While Hansen-Løve’s screenplay leisurely moves from one episodic moment to another, the movie gradually immerses us into the quiet and soothing mood of the island, and it occasionally amuses us as showing various spots associated with Bergman’s life and career. If you are quite familiar with his notable works including “Persona” (1966) and “Scenes from a Marriage” (1973), you may easily recognize some of them with a bit of amusement, and I will not deny that I was tickled a little as observing Tony and Chris in Bergman’s private screening room for watching “Cries and Whisperers” (1972), which is certainly not as feel-good as Chris hopes.

It is not much of a spoiler to tell you that Chris finally comes to have a nice story idea, but then the movie takes an interesting narrative turn as she and Tony discuss about how she should end her story, which is mainly about two ex-lovers coming to the island for a wedding. Although they have been distant to each other since their breakup, Amy (Mia Wasikowska) and Joseph (Anders Danielsen Lie) cannot help feel attracted to each other again as they come to spend more time between them, and, of course, their unexpected romantic situation comes to evoke those chamber drama films of Bergman.
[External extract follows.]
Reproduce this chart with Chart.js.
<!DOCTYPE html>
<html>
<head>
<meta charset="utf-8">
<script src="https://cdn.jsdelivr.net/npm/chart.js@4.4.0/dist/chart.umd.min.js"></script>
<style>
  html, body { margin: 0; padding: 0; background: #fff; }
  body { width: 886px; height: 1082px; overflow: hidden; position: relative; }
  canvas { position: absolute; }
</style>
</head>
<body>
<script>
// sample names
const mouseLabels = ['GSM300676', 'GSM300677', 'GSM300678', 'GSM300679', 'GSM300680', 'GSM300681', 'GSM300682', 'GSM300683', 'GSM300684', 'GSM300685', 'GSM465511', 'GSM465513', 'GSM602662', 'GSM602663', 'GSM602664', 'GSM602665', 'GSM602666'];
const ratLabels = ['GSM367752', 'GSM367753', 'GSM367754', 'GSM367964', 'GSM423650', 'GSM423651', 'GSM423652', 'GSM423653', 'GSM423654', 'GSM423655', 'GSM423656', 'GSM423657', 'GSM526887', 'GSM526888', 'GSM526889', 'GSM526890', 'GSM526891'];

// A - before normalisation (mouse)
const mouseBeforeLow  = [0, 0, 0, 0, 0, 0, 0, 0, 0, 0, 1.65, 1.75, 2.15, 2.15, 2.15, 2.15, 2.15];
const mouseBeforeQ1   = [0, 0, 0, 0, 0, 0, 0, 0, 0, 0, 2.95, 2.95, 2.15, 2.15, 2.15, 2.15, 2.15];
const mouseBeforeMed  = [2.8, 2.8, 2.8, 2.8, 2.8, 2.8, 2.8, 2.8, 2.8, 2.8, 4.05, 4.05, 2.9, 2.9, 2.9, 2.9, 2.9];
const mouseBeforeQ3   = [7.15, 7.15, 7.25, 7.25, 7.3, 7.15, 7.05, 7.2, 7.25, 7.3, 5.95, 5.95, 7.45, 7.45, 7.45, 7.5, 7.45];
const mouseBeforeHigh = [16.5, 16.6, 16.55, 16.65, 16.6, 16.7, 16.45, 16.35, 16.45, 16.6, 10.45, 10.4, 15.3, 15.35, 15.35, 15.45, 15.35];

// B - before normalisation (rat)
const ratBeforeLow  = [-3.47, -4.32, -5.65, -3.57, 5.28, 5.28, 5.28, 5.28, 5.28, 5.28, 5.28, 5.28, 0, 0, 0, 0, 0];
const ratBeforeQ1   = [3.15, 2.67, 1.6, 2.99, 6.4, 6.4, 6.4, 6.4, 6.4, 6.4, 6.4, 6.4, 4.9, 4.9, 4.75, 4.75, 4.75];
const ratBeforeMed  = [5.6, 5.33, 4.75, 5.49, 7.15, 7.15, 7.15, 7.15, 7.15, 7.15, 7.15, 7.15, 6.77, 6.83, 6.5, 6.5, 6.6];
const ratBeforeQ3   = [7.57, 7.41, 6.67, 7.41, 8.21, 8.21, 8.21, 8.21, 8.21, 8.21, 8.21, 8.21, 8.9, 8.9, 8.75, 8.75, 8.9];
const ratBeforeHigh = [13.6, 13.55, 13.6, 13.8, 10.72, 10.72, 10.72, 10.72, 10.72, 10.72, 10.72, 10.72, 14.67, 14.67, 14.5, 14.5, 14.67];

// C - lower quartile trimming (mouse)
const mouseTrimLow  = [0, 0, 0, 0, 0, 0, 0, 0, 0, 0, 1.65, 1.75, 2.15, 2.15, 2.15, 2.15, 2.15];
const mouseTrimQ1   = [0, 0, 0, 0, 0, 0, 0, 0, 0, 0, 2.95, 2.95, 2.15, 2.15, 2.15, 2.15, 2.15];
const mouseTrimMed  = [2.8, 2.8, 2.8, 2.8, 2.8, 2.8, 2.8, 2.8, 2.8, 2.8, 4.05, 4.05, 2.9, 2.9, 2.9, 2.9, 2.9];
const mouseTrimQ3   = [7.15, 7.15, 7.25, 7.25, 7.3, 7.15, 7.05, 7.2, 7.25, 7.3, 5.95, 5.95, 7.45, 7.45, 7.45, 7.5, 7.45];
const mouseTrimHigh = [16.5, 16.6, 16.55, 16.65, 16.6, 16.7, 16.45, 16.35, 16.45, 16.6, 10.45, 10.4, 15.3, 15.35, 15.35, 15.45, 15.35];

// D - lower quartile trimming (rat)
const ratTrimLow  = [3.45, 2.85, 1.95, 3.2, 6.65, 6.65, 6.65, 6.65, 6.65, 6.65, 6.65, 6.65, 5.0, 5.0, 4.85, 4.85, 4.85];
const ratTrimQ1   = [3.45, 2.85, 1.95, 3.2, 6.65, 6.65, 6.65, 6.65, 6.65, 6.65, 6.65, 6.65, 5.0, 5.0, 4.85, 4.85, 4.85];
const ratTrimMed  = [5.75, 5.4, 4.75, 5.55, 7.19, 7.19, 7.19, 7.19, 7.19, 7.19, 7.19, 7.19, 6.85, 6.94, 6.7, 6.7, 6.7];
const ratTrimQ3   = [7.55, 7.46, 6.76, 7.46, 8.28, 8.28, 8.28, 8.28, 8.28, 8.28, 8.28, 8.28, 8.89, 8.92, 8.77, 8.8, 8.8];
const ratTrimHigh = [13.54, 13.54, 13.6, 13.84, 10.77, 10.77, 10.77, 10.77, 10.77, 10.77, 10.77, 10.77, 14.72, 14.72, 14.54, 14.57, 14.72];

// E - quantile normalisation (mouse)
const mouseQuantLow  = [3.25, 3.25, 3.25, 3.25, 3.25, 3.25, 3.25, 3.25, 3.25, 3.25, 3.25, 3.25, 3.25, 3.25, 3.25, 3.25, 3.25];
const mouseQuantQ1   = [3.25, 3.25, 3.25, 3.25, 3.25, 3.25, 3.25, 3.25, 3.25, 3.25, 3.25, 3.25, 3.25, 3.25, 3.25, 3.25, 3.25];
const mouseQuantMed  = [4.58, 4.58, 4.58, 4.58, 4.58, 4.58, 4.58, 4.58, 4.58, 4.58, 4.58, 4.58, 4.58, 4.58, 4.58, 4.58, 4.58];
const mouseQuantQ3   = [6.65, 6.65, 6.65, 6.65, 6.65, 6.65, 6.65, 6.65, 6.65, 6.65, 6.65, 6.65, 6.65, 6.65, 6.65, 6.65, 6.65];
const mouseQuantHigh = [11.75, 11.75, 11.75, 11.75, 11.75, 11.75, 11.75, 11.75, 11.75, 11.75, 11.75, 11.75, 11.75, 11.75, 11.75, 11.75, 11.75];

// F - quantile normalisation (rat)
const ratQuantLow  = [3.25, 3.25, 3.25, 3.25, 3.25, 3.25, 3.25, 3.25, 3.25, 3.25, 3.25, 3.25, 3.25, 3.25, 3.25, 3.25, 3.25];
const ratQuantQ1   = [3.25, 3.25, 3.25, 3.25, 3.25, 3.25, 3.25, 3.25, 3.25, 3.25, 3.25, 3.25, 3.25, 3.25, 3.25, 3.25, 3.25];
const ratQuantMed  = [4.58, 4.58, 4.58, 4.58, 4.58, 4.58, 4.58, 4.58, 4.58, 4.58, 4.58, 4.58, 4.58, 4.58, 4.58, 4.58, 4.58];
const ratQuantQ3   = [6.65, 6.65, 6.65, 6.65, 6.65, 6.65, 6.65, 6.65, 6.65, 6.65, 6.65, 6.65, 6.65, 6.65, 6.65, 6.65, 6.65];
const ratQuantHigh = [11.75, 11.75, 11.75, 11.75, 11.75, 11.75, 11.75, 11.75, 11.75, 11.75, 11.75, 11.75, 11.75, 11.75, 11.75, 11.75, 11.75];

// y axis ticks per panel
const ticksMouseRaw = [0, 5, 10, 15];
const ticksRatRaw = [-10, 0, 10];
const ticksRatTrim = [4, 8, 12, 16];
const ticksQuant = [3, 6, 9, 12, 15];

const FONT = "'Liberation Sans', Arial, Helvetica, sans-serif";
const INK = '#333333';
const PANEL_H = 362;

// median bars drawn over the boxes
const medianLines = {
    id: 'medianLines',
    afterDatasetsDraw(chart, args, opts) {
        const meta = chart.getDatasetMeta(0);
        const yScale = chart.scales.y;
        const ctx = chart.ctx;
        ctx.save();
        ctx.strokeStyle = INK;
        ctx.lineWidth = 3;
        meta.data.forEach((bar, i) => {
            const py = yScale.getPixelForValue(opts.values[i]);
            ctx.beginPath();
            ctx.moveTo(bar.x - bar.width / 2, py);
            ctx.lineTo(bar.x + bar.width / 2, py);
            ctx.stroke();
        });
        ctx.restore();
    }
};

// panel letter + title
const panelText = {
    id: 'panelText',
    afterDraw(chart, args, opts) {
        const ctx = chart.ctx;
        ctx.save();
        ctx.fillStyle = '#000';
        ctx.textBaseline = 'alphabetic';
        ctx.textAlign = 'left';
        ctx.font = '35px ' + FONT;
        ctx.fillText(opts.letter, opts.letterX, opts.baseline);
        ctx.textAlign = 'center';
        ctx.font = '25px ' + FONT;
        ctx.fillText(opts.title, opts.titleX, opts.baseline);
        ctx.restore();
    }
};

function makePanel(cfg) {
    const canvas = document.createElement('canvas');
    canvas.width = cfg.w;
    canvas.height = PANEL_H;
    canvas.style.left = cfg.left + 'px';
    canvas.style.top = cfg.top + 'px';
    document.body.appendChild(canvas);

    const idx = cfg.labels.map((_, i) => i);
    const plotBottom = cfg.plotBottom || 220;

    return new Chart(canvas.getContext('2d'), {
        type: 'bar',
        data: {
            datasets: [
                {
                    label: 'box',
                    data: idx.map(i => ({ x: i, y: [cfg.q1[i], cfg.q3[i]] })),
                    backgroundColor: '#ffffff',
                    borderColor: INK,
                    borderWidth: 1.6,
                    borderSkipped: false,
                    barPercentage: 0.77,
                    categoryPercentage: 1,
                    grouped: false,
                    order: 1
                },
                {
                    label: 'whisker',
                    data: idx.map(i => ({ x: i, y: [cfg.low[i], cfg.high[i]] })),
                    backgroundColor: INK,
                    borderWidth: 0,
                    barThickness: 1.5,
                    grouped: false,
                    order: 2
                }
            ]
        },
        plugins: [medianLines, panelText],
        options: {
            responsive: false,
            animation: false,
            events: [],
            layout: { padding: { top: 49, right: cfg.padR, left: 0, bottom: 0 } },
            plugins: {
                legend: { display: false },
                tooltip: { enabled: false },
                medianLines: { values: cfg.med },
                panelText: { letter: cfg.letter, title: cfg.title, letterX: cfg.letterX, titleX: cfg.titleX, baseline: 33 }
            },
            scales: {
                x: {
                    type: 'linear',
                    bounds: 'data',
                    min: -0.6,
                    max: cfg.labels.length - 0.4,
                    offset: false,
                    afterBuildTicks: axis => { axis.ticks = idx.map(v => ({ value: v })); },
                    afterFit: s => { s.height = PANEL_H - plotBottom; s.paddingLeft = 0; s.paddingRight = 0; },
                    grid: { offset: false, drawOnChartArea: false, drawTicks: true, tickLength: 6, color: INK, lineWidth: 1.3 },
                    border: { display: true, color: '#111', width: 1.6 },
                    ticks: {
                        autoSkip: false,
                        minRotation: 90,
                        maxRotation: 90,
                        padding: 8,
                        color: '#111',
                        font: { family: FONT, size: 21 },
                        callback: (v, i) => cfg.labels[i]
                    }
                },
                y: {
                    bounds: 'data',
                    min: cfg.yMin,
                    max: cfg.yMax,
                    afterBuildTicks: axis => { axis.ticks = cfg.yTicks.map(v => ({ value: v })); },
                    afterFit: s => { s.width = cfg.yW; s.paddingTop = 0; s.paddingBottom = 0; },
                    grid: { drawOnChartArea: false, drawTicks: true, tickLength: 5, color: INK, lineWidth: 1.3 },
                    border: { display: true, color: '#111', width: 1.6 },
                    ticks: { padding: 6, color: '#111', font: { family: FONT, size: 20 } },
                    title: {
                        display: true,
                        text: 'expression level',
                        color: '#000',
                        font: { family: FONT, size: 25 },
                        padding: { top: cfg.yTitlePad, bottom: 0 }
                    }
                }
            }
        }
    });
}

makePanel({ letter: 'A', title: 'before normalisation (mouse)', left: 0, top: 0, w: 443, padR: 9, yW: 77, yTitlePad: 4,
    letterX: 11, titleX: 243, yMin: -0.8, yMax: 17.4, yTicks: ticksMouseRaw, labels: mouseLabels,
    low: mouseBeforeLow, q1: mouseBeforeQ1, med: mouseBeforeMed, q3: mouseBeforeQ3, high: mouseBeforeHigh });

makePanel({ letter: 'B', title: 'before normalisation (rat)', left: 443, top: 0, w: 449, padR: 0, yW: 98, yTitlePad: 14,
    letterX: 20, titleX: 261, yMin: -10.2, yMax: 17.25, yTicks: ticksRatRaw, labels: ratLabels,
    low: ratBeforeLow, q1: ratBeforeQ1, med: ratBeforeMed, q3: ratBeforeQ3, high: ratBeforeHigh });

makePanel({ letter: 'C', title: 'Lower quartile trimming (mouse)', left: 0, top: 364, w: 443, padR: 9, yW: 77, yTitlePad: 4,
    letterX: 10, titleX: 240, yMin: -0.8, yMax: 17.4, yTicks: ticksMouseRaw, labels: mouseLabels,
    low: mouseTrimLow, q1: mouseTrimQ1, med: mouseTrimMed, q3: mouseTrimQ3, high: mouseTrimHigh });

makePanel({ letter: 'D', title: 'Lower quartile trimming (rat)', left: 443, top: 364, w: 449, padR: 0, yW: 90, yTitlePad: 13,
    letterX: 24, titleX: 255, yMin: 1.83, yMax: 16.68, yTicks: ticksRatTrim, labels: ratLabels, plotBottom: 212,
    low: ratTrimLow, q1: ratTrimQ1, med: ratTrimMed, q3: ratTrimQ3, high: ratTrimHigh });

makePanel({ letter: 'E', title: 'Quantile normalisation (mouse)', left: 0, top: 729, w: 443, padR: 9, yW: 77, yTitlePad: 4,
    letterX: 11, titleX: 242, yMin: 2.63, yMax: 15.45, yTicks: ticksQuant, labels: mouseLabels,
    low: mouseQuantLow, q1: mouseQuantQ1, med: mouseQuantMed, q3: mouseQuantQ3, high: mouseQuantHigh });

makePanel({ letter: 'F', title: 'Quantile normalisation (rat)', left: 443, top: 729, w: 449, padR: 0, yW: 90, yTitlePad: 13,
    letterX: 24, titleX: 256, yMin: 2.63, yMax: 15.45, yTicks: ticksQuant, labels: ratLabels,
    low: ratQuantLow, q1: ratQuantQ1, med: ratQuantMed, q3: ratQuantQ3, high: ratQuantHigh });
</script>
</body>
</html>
They do feel happy as rekindling their old romance, but then they are also reminded of the emotional gap still remaining between them, and that is where Chris is hesitating about what to do with her two main characters next.

Well, all I can tell you for now is that Chris eventually finds a rather neat way to end her story, and that brings some extras amusement for us. In case of the ending outside her story, a number of things remained unresolved between Chris and Tony even during the very last shot, but that is pretty much like how life goes on for many of us, and we smile a bit as seeing Chris having a little happy moment of hers.

Hansen-Løve also draws well-rounded performances from her four main performers. As the first pair in the story, Vicky Krieps and Tim Roth are smooth and effortless as conveying to us a sense of shared life between their characters, and Krieps, a Luxembourgish actress who has been more prominent during last several years since her terrific breakthrough turn in Paul Thomas Anderson’s “Phantom Thread” (2017), deftly handles her character’s emotional arc along the story as ably supported by Roth. In case of Mia Wasikowska and Anders Danielsen Lie, they also hold each own place well on the story besides having enough chemistry between them on the screen, and they also have a little fun with their parts when the movie steps back a bit from their characters’ drama around the ending.

In my inconsequential opinion, “Bergman Island” is one or two steps below what Hansen-Løve achieved in “Father of My Children” (2009) and “Things to Come” (2016), but it is still engaging for its solid storytelling and enjoyable performances. Although it could delve a little deeper into its main subjects, the movie made me reflect a bit on why and how I have admired Bergman’s many works since I watched “Wild Strawberries” (1957) on TV in the early 2000s, and I appreciate that as also coming to hope to visit Fårö someday. That is virtually impossible for now for the reason we all know, but I include that in my trivial bucket list at least, you know.